Appealing to countries in other continents, Mr Varadkar said the Ukraine war should concern them all as it violated the basic principles of the UN charter.
Mr Varadkar said: "When Europeans draw attention to the profound injustice of what is happening in Ukraine, there can be criticism, some of it justified, of the developed world’s failure to respond with the same intensity of feeling and action to conflict and suffering elsewhere.
"But, while we can acknowledge that we have fallen short, the people of Ukraine should not be the ones asked to pay the price. They have done nothing to bring down this war on their heads.
"They deserve the right we all claim - to determine their own future, in peace and security.
"They deserve the unqualified support - and the action to back it up - of every single member state of these United Nations.
"Equally, the Russian Federation and its leaders deserve our utter condemnation for what they have done and are continuing to do. They must be held accountable," he said.
Mr Varadkar described Russia's threats to use nuclear weapons in the Ukraine war as "outrageous".
He said Ireland has long worked for a world free of nuclear weapons, but today sees a world "in which their place in security doctrines is growing, rather than diminishing," adding that this must be reversed, as the stark alternative is a new nuclear arms race.
The Taoiseach also spoke of his concern at the ongoing threats to UN peacekeeping operations.
"We see with even national authorities seeking the withdrawal of UN peacekeepers, compromising the security of their own people and creating further conflict," he said.
He recalled for the General Assembly the killing of Private Seán Rooney in Lebanon last December while serving with the UN Interim Force in Lebanon (UNIFIL).

"We think too of his family and his comrades, and of all the women and men who have lost their lives in the pursuit of peace," he said.
Mr Varadkar also addressed the Israeli-Palestinian conflict, where he said the international community had failed for a hundred years in efforts to bring peace.
"We have known for decades the parameters of the only just solution: a two-state solution, with a viable Palestinian state based on the 1967 borders, living in peace and security alongside the state of Israel, who's right to exist should be accepted and respected by all its neighbours," Mr Varadkar said.
"We have affirmed and reaffirmed this many times.
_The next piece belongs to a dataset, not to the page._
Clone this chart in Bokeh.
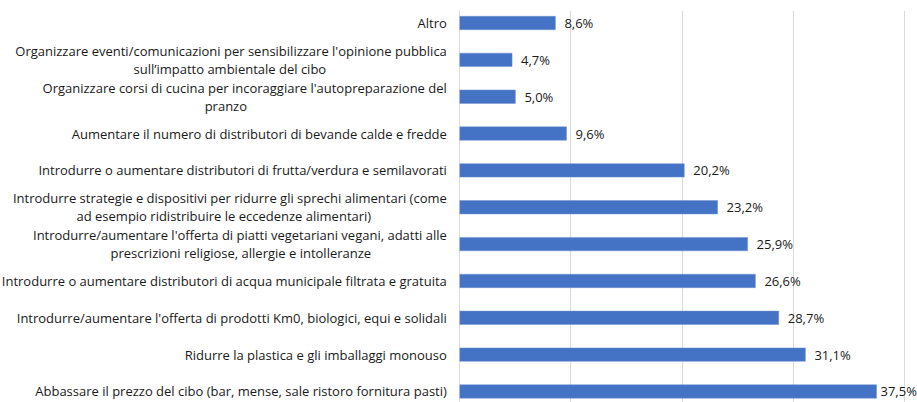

Yet, day after day, developments take us further from this vision and make a two-state solution harder to handle," he said.
Mr Varadkar said that "we see acts of terrorism perpetrated against Israeli and Palestinian civilians; increasingly dangerous and provocative rhetoric; and clear violations of international law".
He said: "The political and civic space for those who seek to promote peace and reconciliation is diminishing. And the consequences are stark.
"My country, along with many others, wholeheartedly agreed with the resolution passed by this Assembly, seeking an advisory opinion from the International Court of Justice on the legal consequences arising from Israel's prolonged occupation. Alongside many here today, we have submitted a statement to the court.
"To those who argue that having recourse to the court undermines the search for a political solution, I can only ask how the clarification of international law can do anything other than strengthen international peace and security.
"A just and sustainable peace can only be based on international law, on accountability, human rights, on the principles and purposes of the UN Charter," he said.
The Taoiseach said Ireland supports reform of the UN Security Council by scrapping the veto power of the permanent five members and expanding membership to better reflect the demography and politics of today.